I frequently run into a use case where I identify a small bug in a committed changeset far after the fact so that reverting the changeset is not an option.
I've looked at similar questions and the Mercurial docs for graft and general advice on backporting changes but either this "simple" use case isn't covered, or it's subsumed in a complex morass of DVCS rebasing/cloning/exporting/importing that is far more abuse than it's worth for what seems to be a trivial operation.
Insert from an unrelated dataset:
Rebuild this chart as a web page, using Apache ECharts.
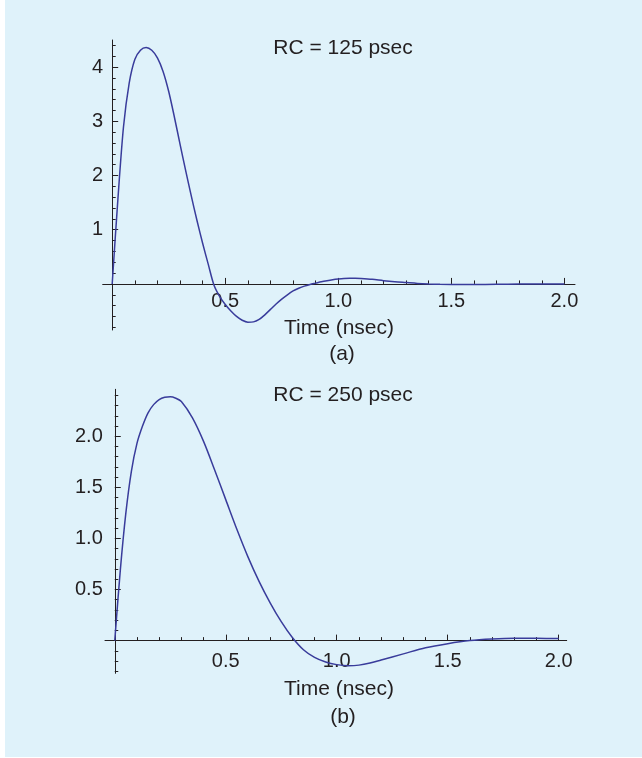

In short, in a repository consisting of
A -> B -> C -> D -> E
there's a one line bug that needs fixing in one file in changeset B which consists of a number of changes to multiple files. Is there a way to do this without reverting/fixing/reapplying all of B? Just being able to do
... -> B -> B' -> C -> ...
would solve this problem.
Note that I have zero context for the concept of rebasing so unless you're willing to spoon-feed it to me, it's not going to help much. My needs are usually pretty simple; I use Mecurial essentially in single-user mode as an advanced form of RCS or SVN, typically using only commit, branch, and merge (absolutely no push, pull, import, export, rebasing, or other 'distributed' features). Yes, I know I'm potentially ruling out a lot of options for solving this problem, but my focus is on fixing my code, not on understanding fine-grained behavior of Mercurial features I never use (sorry, just being honest here.)
If this isn't possible, please let me know so I can just commit my fix as F with the commit message that changesets B through E are broken.